The Biden administration’s position isn’t surprising, but it is regrettable. As abusive as the Syrian government is, that is not an excuse to deny ordinary people disaster relief when it is in our government’s power to clear the way for it. While U.S. sanctions are not responsible for all the misery that the Syrian people experience, they do exacerbate already poor conditions and make life considerably harder for the civilian population. As Riad Sargi, executive director of the Catholic charity Caritas Syria, said in an interview last year, “In the end, the [victim] of the sanctions is not the richest people, but the poorest people, the children. They survive under abnormal conditions, without education, without medications, without anything, and without food sometimes.”
To their credit, the administration has taken small steps to address the humanitarian harm that U.S. sanctions cause, but the new regulations announced by the Treasury Department at the end of last year do not go nearly far enough.

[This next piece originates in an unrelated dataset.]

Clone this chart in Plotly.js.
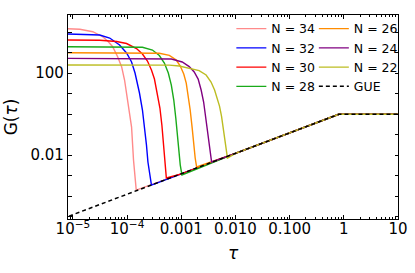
<!DOCTYPE html>
<html><head><meta charset="utf-8">
<script src="https://cdn.plot.ly/plotly-3.0.1.min.js"></script>
<style>html,body{margin:0;padding:0;background:#fff}#chart{width:415px;height:273px}</style>
</head><body><div id="chart"></div>
<script>
// Series labels and colours
const seriesNames = ['N = 34', 'N = 32', 'N = 30', 'N = 28', 'N = 26', 'N = 24', 'N = 22'];
const seriesColors = ['#ff8a8a', '#0000ff', '#ff0000', '#1aaa1a', '#ff8c00', '#800080', '#bcbd22'];

// Early-time decay of G(tau) for each N
const tau34 = [8.09e-6, 1.343e-5, 2.33e-5, 3.55e-5, 4.39e-5, 5.42e-5, 6.70e-5, 7.93e-5, 8.99e-5, 9.79e-5, 1.112e-4, 1.211e-4, 1.315e-4, 1.403e-4, 1.476e-4];
const g34   = [14490, 13550, 10350, 5900, 3640, 1919, 624, 203, 45.6, 10.6, 1.25, 0.232, 0.0057, 7.55e-4, 1.96e-4];

const tau32 = [8.09e-6, 2.05e-5, 3.13e-5, 4.78e-5, 7.28e-5, 9.79e-5, 1.211e-4, 1.403e-4, 1.694e-4, 1.923e-4, 2.094e-4, 2.28e-4, 2.427e-4, 2.642e-4, 2.818e-4];
const g32   = [7980, 7810, 7140, 5090, 2320, 946, 344, 100, 10.6, 1.57, 0.26, 0.0308, 0.00456, 8.45e-4, 3.44e-4];

const tau30 = [8.09e-6, 3.13e-5, 6.41e-5, 9.79e-5, 1.493e-4, 1.923e-4, 2.377e-4, 2.818e-4, 3.20e-4, 3.63e-4, 4.04e-4, 4.39e-4, 4.68e-4, 4.98e-4, 5.31e-4];
const g30   = [4074, 3981, 3443, 2748, 1567, 845, 385, 140, 50.9, 10.6, 1.96, 0.29, 0.0308, 0.00407, 7.55e-4];

const tau28 = [8.09e-6, 1.112e-4, 1.923e-4, 2.94e-4, 3.94e-4, 4.88e-4, 5.77e-4, 6.56e-4, 7.28e-4, 7.93e-4, 8.45e-4, 8.99e-4, 9.59e-4, 1.03e-3];
const g28   = [1919, 1897, 1795, 1324, 714, 308, 100, 26.0, 4.82, 0.638, 0.0946, 0.014, 0.00325, 0.00106];

const tau26 = [8.09e-6, 2.59e-4, 3.94e-4, 6.03e-4, 8.09e-4, 9.59e-4, 1.112e-3, 1.236e-3, 1.343e-3, 1.462e-3, 1.592e-3, 1.694e-3, 1.807e-3, 1.923e-3];
const g26   = [977, 966, 914, 729, 431, 219, 89.3, 32.5, 8.45, 1.57, 0.207, 0.0308, 0.00714, 0.0026];

const tau24 = [8.09e-6, 3.94e-4, 6.56e-4, 1.042e-3, 1.403e-3, 1.734e-3, 2.051e-3, 2.328e-3, 2.588e-3, 2.818e-3, 3.062e-3, 3.266e-3, 3.404e-3, 3.631e-3];
const g24   = [521, 515, 482, 344, 207, 112, 50.9, 14.8, 3.85, 0.714, 0.118, 0.0245, 0.01, 0.00456];

const tau22 = [8.09e-6, 6.03e-4, 9.18e-4, 1.403e-3, 2.138e-3, 2.877e-3, 3.548e-3, 4.121e-3, 4.581e-3, 5.082e-3, 5.534e-3, 5.902e-3, 6.281e-3, 6.70e-3, 7.129e-3];
const g22   = [245, 243, 219, 175, 132, 79.8, 36.4, 14.8, 6.03, 2.45, 0.798, 0.232, 0.0675, 0.0196, 0.00714];

// GUE ramp + plateau (shared late-time behaviour)
const gueTau = [8.5e-6, 1e-4, 1e-3, 1e-2, 0.1, 0.81, 10];
const gueG   = [1.05e-5, 1.2e-4, 1.2e-3, 1.2e-2, 0.12, 0.97, 0.97];

// Axis ticks
const xTickVals = [1e-5, 1e-4, 1e-3, 1e-2, 1e-1, 1, 10];
const xTickText = ['10<sup>\u22125</sup>', '10<sup>\u22124</sup>', '0.001', '0.010', '0.100', '1', '10'];
const yTickVals = [1e-5, 1e-4, 1e-3, 1e-2, 1e-1, 1, 10, 100, 1e3, 1e4];
const yTickText = ['', '', '', '0.01', '', '', '', '100', '', ''];

const decayTau = [tau34, tau32, tau30, tau28, tau26, tau24, tau22];
const decayG = [g34, g32, g30, g28, g26, g24, g22];

const minorX = [9e-6];
for (let e = -5; e <= 0; e++) for (let k = 2; k <= 9; k++) minorX.push(k * Math.pow(10, e));

const traces = seriesNames.map((name, i) => {
  const t = decayTau[i], g = decayG[i];
  const last = t[t.length - 1];
  const x = t.slice(), y = g.slice();
  gueTau.forEach((v, j) => { if (v > last) { x.push(v); y.push(gueG[j]); } });
  return {
    type: 'scatter', mode: 'lines', name: name, x: x, y: y,
    line: {color: seriesColors[i], width: 1.4},
    legend: i < 4 ? 'legend' : 'legend2'
  };
});
traces.push({
  type: 'scatter', mode: 'lines', name: 'GUE', x: gueTau, y: gueG,
  line: {color: '#000', width: 1.5, dash: '4px,3px'}, legend: 'legend2'
});

const font = {family: 'DejaVu Sans', color: '#000'};
const layout = {
  width: 415, height: 273,
  margin: {l: 68, r: 14, t: 15, b: 54},
  paper_bgcolor: '#fff', plot_bgcolor: '#fff',
  font: Object.assign({size: 15}, font),
  showlegend: true,
  xaxis: {
    type: 'log', range: [-5.09, 1.0], tickmode: 'array', tickvals: xTickVals, ticktext: xTickText,
    ticks: 'inside', ticklen: 4, tickwidth: 1, tickcolor: '#000', ticklabelstandoff: -4,
    minor: {tickmode: 'array', tickvals: minorX, ticks: 'inside', ticklen: 2, tickwidth: 1, tickcolor: '#000', showgrid: false},
    showline: true, linecolor: '#000', linewidth: 1.2, mirror: 'ticks',
    showgrid: false, zeroline: false, tickfont: {size: 15, color: '#000'},
    title: {text: '<i>\u03c4</i>', font: {size: 17, color: '#000'}, standoff: 9}
  },
  yaxis: {
    type: 'log', range: [-5.12, 4.83], tickmode: 'array', tickvals: yTickVals, ticktext: yTickText,
    ticks: 'inside', ticklen: 3.5, tickwidth: 1, tickcolor: '#000',
    showline: true, linecolor: '#000', linewidth: 1.2, mirror: 'ticks',
    showgrid: false, zeroline: false, tickfont: {size: 15, color: '#000'},
    title: {text: 'G(<i>\u03c4</i>)', font: {size: 17, color: '#000'}, standoff: 8}
  },
  legend: {x: 0.495, xanchor: 'left', y: 1.005, yanchor: 'top', bgcolor: 'rgba(0,0,0,0)',
           font: {size: 12.5, color: '#000'}, tracegroupgap: 0, itemwidth: 30},
  legend2: {x: 0.745, xanchor: 'left', y: 1.005, yanchor: 'top', bgcolor: 'rgba(0,0,0,0)',
           font: {size: 12.5, color: '#000'}, tracegroupgap: 0, itemwidth: 30}
};

Plotly.newPlot('chart', traces, layout, {displayModeBar: false, staticPlot: true});
</script>
</body></html>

As Ali Ahmadi has explained, “They are largely focused on extending exemptions to NGOs and multinational institutions of credit and standardizing ineffective existing exemptions around humanitarian trade across different sanctions programs. This does not sufficiently address the many problems with these exemptions.”
The changes are welcome, but they are minor enough that they do not fix the chief flaw of broad sanctions, namely that they indiscriminately harm the entire population in response to the actions of a relative few. Syria sanctions are often justified as a means of ensuring accountability for the wrongdoing of the Syrian government and its allies, but what kind of accountability is it that mostly harms the innocent and leaves the perpetrators relatively unscathed?
“Pointless” is one of the most common descriptions that critics have used for the Caesar Act sanctions that started to be implemented in 2020. While broad sanctions and the threat of secondary sanctions on anyone that does business with entire sectors of the Syrian economy have done tremendous damage in the last few years, they have done nothing to advance U.S. interests. Like every other version of “maximum pressure” economic war, Syria sanctions hurt millions of people but have little effect on those in power or their behavior.
As analyst Sam Heller warned several years ago, “these sanctions have a human cost that is real, now.” That cost is often ignored or denied in Washington, but when a disaster like this earthquake happens it forces us to remember the pitiless economic war that our government was already waging on the population there.
Journalist Matthew Petti has noted the differences between the current response to disaster in Syria and comparable earthquake emergencies in previous decades: “There was once a time when earthquake relief transcended — and even helped mend — political divisions. From the late 1980s to the early 2000s, political adversaries extended a hand to each other several times during severe natural disasters.”
Washington is reluctant to do anything that might hint at normalization of relations with the Syrian government after more than a decade of hostility, but it should be willing to make an exception for extraordinary circumstances when the humanitarian needs of the population are so dire. As distasteful as engaging with the Syrian government may be, it is worse to continue strangling innocent people with sanctions in order to spite that government.
Significant sanctions relief by itself is no panacea, and it will not alleviate all the suffering of the Syrian people, but it will remove one major obstacle to relief, recovery, and reconstruction in the months and years to come. The humanitarian case for such relief is overwhelming. Putting it into practice will require the administration to recognize the bankruptcy of sweeping sanctions.